**Exercise goal**
Return the whole listing, keeping every character the same.

**Supplied data**
==*==
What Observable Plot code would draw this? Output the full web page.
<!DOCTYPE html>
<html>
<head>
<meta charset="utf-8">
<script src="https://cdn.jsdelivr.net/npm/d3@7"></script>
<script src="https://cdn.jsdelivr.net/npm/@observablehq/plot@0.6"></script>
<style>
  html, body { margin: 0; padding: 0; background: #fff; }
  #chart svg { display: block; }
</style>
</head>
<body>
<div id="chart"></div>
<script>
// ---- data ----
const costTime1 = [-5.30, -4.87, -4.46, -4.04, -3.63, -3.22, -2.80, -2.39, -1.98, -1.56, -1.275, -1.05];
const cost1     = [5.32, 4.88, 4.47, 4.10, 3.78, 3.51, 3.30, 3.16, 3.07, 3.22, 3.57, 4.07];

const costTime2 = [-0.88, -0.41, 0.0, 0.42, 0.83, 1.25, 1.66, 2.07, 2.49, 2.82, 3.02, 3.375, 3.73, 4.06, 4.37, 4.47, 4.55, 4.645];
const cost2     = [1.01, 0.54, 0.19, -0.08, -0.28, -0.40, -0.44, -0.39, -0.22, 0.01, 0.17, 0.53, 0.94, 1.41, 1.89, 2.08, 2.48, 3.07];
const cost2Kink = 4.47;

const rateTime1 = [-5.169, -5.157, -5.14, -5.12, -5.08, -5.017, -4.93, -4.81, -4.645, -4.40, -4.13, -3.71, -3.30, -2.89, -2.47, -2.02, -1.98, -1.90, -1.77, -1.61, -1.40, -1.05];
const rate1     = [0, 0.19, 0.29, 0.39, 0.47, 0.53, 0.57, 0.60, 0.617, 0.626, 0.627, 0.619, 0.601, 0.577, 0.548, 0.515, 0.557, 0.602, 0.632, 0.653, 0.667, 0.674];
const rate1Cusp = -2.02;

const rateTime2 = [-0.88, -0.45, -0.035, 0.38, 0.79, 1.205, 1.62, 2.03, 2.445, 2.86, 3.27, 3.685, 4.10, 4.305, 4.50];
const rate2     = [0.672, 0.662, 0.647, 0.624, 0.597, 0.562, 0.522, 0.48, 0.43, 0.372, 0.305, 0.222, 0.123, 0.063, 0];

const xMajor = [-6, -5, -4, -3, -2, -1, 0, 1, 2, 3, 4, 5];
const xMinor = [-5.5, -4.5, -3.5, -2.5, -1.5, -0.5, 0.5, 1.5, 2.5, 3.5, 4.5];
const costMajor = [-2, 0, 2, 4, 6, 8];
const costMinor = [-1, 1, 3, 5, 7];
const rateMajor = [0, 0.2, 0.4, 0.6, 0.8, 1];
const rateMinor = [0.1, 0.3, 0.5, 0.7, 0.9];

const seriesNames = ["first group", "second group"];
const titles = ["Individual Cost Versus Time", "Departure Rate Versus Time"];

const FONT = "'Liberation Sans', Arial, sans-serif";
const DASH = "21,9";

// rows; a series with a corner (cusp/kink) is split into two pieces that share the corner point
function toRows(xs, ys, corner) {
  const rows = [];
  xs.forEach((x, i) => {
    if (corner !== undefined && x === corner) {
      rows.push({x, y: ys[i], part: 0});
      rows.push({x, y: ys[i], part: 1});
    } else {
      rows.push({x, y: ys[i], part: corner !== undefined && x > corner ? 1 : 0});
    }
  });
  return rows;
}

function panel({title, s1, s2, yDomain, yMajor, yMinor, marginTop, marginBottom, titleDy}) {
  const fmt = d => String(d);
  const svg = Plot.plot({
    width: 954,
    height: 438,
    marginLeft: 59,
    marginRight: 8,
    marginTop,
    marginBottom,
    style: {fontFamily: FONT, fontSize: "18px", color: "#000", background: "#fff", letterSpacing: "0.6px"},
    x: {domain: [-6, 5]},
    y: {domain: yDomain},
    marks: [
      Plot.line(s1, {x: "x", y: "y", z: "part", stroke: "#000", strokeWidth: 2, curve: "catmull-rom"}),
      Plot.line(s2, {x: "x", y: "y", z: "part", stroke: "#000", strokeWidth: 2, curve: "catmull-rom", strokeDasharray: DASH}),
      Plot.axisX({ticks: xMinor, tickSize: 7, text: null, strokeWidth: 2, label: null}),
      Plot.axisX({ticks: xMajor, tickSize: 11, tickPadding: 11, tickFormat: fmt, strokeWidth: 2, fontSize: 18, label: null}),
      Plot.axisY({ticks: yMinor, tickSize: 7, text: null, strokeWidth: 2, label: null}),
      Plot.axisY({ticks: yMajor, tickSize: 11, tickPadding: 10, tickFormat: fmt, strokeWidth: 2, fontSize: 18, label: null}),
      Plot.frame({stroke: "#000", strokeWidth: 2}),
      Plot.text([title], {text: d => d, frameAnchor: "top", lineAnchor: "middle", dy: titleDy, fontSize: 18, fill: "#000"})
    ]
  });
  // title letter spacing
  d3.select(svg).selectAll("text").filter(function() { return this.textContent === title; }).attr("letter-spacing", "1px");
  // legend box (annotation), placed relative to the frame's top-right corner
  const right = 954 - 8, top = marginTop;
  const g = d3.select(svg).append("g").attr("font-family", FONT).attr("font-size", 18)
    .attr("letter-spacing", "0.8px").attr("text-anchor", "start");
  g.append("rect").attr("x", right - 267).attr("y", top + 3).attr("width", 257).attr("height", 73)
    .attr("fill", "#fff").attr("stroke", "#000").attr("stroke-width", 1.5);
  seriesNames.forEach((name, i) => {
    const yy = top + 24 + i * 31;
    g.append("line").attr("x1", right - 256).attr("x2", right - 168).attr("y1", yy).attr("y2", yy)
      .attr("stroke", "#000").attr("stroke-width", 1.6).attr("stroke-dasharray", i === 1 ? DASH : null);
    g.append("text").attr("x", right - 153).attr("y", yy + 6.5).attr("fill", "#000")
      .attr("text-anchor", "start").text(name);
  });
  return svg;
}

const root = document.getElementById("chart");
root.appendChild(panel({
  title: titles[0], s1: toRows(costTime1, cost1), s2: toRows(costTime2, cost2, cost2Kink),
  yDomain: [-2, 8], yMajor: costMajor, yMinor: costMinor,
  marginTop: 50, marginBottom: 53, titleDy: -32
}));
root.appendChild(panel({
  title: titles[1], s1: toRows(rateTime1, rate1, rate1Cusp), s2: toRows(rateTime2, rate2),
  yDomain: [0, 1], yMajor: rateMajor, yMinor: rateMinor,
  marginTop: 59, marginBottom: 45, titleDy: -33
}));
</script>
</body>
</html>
==*==
**Solution below**
What Observable Plot code would draw this? Output the full web page.
<!DOCTYPE html>
<html>
<head>
<meta charset="utf-8">
<script src="https://cdn.jsdelivr.net/npm/d3@7"></script>
<script src="https://cdn.jsdelivr.net/npm/@observablehq/plot@0.6"></script>
<style>
  html, body { margin: 0; padding: 0; background: #fff; }
  #chart svg { display: block; }
</style>
</head>
<body>
<div id="chart"></div>
<script>
// ---- data ----
const costTime1 = [-5.30, -4.87, -4.46, -4.04, -3.63, -3.22, -2.80, -2.39, -1.98, -1.56, -1.275, -1.05];
const cost1     = [5.32, 4.88, 4.47, 4.10, 3.78, 3.51, 3.30, 3.16, 3.07, 3.22, 3.57, 4.07];

const costTime2 = [-0.88, -0.41, 0.0, 0.42, 0.83, 1.25, 1.66, 2.07, 2.49, 2.82, 3.02, 3.375, 3.73, 4.06, 4.37, 4.47, 4.55, 4.645];
const cost2     = [1.01, 0.54, 0.19, -0.08, -0.28, -0.40, -0.44, -0.39, -0.22, 0.01, 0.17, 0.53, 0.94, 1.41, 1.89, 2.08, 2.48, 3.07];
const cost2Kink = 4.47;

const rateTime1 = [-5.169, -5.157, -5.14, -5.12, -5.08, -5.017, -4.93, -4.81, -4.645, -4.40, -4.13, -3.71, -3.30, -2.89, -2.47, -2.02, -1.98, -1.90, -1.77, -1.61, -1.40, -1.05];
const rate1     = [0, 0.19, 0.29, 0.39, 0.47, 0.53, 0.57, 0.60, 0.617, 0.626, 0.627, 0.619, 0.601, 0.577, 0.548, 0.515, 0.557, 0.602, 0.632, 0.653, 0.667, 0.674];
const rate1Cusp = -2.02;

const rateTime2 = [-0.88, -0.45, -0.035, 0.38, 0.79, 1.205, 1.62, 2.03, 2.445, 2.86, 3.27, 3.685, 4.10, 4.305, 4.50];
const rate2     = [0.672, 0.662, 0.647, 0.624, 0.597, 0.562, 0.522, 0.48, 0.43, 0.372, 0.305, 0.222, 0.123, 0.063, 0];

const xMajor = [-6, -5, -4, -3, -2, -1, 0, 1, 2, 3, 4, 5];
const xMinor = [-5.5, -4.5, -3.5, -2.5, -1.5, -0.5, 0.5, 1.5, 2.5, 3.5, 4.5];
const costMajor = [-2, 0, 2, 4, 6, 8];
const costMinor = [-1, 1, 3, 5, 7];
const rateMajor = [0, 0.2, 0.4, 0.6, 0.8, 1];
const rateMinor = [0.1, 0.3, 0.5, 0.7, 0.9];

const seriesNames = ["first group", "second group"];
const titles = ["Individual Cost Versus Time", "Departure Rate Versus Time"];

const FONT = "'Liberation Sans', Arial, sans-serif";
const DASH = "21,9";

// rows; a series with a corner (cusp/kink) is split into two pieces that share the corner point
function toRows(xs, ys, corner) {
  const rows = [];
  xs.forEach((x, i) => {
    if (corner !== undefined && x === corner) {
      rows.push({x, y: ys[i], part: 0});
      rows.push({x, y: ys[i], part: 1});
    } else {
      rows.push({x, y: ys[i], part: corner !== undefined && x > corner ? 1 : 0});
    }
  });
  return rows;
}

function panel({title, s1, s2, yDomain, yMajor, yMinor, marginTop, marginBottom, titleDy}) {
  const fmt = d => String(d);
  const svg = Plot.plot({
    width: 954,
    height: 438,
    marginLeft: 59,
    marginRight: 8,
    marginTop,
    marginBottom,
    style: {fontFamily: FONT, fontSize: "18px", color: "#000", background: "#fff", letterSpacing: "0.6px"},
    x: {domain: [-6, 5]},
    y: {domain: yDomain},
    marks: [
      Plot.line(s1, {x: "x", y: "y", z: "part", stroke: "#000", strokeWidth: 2, curve: "catmull-rom"}),
      Plot.line(s2, {x: "x", y: "y", z: "part", stroke: "#000", strokeWidth: 2, curve: "catmull-rom", strokeDasharray: DASH}),
      Plot.axisX({ticks: xMinor, tickSize: 7, text: null, strokeWidth: 2, label: null}),
      Plot.axisX({ticks: xMajor, tickSize: 11, tickPadding: 11, tickFormat: fmt, strokeWidth: 2, fontSize: 18, label: null}),
      Plot.axisY({ticks: yMinor, tickSize: 7, text: null, strokeWidth: 2, label: null}),
      Plot.axisY({ticks: yMajor, tickSize: 11, tickPadding: 10, tickFormat: fmt, strokeWidth: 2, fontSize: 18, label: null}),
      Plot.frame({stroke: "#000", strokeWidth: 2}),
      Plot.text([title], {text: d => d, frameAnchor: "top", lineAnchor: "middle", dy: titleDy, fontSize: 18, fill: "#000"})
    ]
  });
  // title letter spacing
  d3.select(svg).selectAll("text").filter(function() { return this.textContent === title; }).attr("letter-spacing", "1px");
  // legend box (annotation), placed relative to the frame's top-right corner
  const right = 954 - 8, top = marginTop;
  const g = d3.select(svg).append("g").attr("font-family", FONT).attr("font-size", 18)
    .attr("letter-spacing", "0.8px").attr("text-anchor", "start");
  g.append("rect").attr("x", right - 267).attr("y", top + 3).attr("width", 257).attr("height", 73)
    .attr("fill", "#fff").attr("stroke", "#000").attr("stroke-width", 1.5);
  seriesNames.forEach((name, i) => {
    const yy = top + 24 + i * 31;
    g.append("line").attr("x1", right - 256).attr("x2", right - 168).attr("y1", yy).attr("y2", yy)
      .attr("stroke", "#000").attr("stroke-width", 1.6).attr("stroke-dasharray", i === 1 ? DASH : null);
    g.append("text").attr("x", right - 153).attr("y", yy + 6.5).attr("fill", "#000")
      .attr("text-anchor", "start").text(name);
  });
  return svg;
}

const root = document.getElementById("chart");
root.appendChild(panel({
  title: titles[0], s1: toRows(costTime1, cost1), s2: toRows(costTime2, cost2, cost2Kink),
  yDomain: [-2, 8], yMajor: costMajor, yMinor: costMinor,
  marginTop: 50, marginBottom: 53, titleDy: -32
}));
root.appendChild(panel({
  title: titles[1], s1: toRows(rateTime1, rate1, rate1Cusp), s2: toRows(rateTime2, rate2),
  yDomain: [0, 1], yMajor: rateMajor, yMinor: rateMinor,
  marginTop: 59, marginBottom: 45, titleDy: -33
}));
</script>
</body>
</html>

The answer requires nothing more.